# EXERCISE REQUIREMENTS:
What is the number of lines that include the word "this"? Provide only that figure.

── INFORMATION SUPPLIED ──

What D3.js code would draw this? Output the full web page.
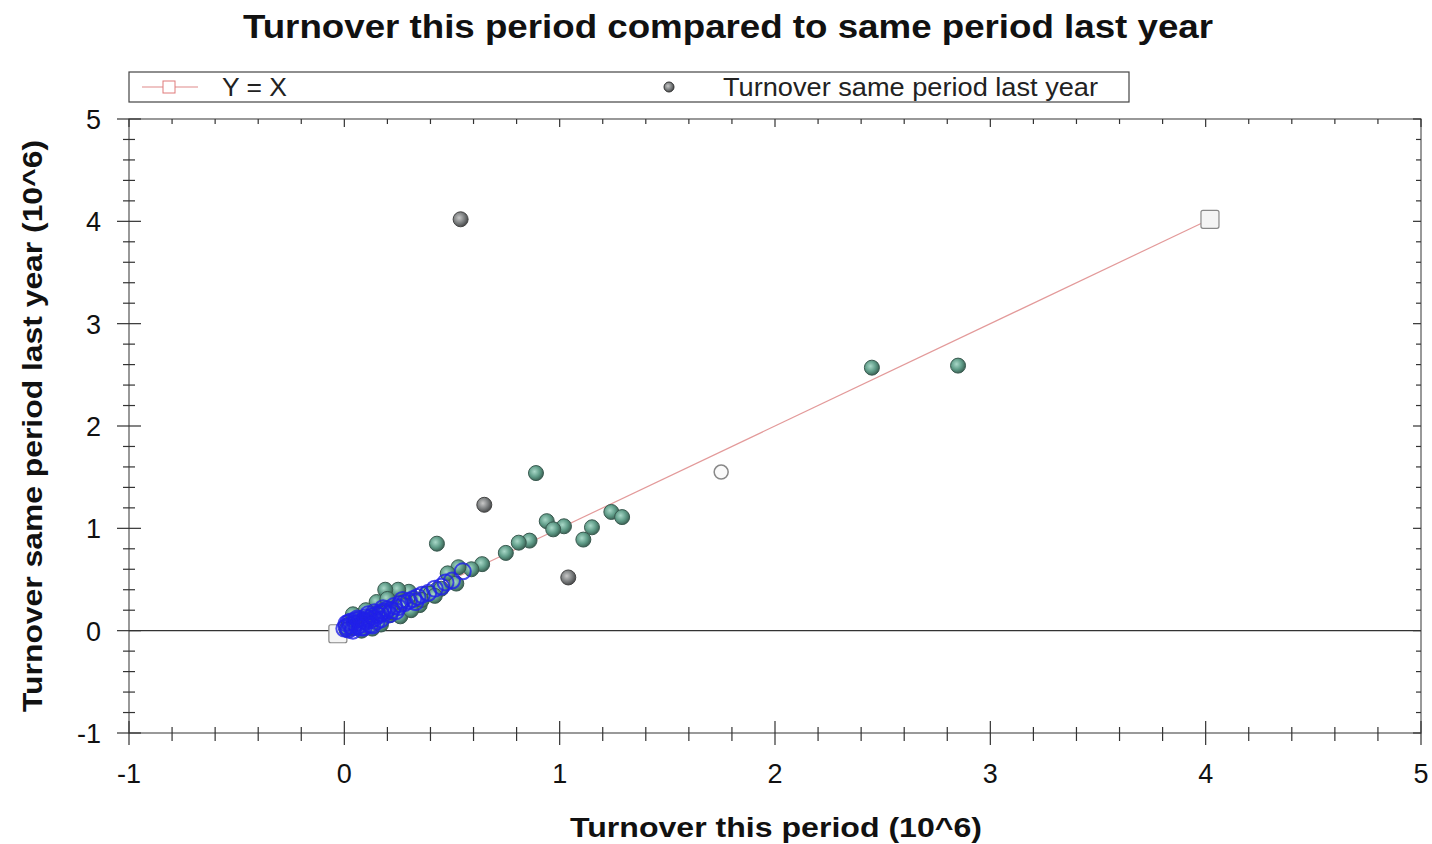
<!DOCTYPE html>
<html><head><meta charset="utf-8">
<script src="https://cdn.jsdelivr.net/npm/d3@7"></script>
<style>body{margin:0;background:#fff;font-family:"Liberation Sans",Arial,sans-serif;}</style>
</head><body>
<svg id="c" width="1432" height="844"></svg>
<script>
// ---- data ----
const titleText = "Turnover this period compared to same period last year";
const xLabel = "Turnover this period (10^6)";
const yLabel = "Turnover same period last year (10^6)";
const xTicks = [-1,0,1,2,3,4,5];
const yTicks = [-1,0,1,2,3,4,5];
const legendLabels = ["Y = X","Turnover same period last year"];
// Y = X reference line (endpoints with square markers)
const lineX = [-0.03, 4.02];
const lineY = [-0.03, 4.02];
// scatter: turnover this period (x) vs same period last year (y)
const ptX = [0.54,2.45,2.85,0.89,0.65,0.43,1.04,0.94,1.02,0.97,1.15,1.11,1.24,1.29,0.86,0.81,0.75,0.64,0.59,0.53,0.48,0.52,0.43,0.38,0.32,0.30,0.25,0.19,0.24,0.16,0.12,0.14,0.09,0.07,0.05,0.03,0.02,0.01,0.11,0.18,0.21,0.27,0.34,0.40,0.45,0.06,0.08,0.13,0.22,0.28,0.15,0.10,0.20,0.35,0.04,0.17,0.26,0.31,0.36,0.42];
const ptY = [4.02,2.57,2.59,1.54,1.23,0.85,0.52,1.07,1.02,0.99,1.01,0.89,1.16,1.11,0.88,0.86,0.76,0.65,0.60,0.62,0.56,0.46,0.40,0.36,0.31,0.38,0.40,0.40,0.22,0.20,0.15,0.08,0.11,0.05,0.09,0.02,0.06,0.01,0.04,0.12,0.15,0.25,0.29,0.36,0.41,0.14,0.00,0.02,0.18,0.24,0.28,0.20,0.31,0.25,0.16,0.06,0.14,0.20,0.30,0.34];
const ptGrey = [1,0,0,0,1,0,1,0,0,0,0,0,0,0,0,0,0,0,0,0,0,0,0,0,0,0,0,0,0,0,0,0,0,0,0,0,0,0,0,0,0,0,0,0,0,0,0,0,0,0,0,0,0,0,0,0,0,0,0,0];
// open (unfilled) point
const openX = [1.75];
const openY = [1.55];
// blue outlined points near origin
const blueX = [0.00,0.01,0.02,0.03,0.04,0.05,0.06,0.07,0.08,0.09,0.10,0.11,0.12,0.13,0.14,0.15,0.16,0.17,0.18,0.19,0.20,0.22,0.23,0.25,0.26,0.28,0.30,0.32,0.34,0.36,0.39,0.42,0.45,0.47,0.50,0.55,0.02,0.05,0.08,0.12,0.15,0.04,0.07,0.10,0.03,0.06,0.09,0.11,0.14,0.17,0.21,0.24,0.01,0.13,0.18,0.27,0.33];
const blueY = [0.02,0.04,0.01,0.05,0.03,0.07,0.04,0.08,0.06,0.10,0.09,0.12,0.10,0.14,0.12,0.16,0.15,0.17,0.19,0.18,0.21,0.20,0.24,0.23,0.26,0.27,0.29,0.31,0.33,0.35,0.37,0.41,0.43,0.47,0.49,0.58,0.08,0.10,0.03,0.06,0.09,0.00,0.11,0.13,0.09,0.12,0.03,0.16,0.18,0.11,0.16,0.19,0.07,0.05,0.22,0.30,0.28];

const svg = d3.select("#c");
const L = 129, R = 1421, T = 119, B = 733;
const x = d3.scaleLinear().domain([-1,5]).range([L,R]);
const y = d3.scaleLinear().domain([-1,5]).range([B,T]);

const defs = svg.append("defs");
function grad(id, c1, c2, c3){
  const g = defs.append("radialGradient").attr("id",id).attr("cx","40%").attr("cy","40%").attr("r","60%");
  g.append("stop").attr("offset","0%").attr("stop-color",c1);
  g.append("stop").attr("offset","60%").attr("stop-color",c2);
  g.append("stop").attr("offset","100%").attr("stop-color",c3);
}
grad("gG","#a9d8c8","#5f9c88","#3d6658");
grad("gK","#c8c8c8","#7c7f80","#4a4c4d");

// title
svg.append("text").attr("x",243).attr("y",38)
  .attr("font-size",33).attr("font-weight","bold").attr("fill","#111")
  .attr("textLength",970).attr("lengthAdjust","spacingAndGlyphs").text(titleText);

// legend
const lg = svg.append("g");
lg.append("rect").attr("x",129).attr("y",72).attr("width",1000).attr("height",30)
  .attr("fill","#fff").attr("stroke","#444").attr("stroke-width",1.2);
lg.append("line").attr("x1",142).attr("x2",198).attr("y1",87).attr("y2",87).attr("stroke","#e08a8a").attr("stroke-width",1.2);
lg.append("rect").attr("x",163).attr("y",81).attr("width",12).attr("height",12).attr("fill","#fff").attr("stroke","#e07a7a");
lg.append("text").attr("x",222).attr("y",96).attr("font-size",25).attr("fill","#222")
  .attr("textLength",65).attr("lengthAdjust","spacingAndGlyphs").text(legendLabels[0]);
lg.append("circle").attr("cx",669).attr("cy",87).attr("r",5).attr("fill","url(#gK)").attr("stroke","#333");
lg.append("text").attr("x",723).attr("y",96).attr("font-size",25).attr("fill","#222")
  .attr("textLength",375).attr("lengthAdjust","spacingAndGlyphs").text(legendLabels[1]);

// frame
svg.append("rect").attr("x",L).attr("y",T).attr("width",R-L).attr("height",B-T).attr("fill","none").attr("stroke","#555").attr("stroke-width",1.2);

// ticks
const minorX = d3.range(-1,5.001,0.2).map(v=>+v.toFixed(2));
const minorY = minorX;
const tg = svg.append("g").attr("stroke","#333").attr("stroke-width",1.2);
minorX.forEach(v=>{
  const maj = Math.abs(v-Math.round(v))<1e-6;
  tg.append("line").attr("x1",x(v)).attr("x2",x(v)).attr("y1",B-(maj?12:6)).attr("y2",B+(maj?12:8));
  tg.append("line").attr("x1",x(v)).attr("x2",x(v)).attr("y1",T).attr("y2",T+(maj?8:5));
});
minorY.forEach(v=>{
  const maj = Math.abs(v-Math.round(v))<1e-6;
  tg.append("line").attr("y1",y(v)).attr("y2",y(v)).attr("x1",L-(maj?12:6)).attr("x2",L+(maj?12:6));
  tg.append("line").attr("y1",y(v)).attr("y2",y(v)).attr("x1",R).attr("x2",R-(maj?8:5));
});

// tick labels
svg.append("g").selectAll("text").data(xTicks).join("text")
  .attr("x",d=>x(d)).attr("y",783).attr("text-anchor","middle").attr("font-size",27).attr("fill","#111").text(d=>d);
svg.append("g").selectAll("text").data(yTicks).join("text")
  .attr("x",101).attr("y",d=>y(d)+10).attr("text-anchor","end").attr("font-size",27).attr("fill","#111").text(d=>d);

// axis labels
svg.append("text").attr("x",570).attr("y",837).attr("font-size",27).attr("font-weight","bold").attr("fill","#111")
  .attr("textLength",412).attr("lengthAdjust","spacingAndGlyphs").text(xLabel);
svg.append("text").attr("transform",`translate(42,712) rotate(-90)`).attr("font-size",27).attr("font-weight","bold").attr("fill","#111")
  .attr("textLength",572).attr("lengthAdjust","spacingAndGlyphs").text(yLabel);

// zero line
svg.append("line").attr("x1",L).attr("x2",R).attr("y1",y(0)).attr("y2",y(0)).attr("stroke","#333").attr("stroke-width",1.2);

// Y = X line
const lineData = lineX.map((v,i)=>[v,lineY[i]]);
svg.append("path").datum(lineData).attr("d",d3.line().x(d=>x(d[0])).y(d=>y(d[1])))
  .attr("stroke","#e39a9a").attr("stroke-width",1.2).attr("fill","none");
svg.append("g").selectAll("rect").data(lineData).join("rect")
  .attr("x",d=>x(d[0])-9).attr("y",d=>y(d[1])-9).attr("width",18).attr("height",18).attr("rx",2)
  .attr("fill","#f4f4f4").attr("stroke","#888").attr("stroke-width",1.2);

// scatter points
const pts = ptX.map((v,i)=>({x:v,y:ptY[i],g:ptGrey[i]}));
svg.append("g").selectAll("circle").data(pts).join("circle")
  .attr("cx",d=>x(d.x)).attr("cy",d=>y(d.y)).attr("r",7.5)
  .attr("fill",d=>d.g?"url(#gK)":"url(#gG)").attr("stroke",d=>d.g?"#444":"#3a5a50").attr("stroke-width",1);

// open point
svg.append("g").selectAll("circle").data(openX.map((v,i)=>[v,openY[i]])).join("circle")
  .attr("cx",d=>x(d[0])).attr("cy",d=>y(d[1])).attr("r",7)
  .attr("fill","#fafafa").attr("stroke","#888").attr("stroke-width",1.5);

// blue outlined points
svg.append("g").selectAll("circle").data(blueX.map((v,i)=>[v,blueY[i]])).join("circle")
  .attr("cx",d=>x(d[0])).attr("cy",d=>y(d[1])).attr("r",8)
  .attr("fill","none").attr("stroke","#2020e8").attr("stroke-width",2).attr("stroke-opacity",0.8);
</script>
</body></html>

───

# RESPONSE TO THE EXERCISE:
4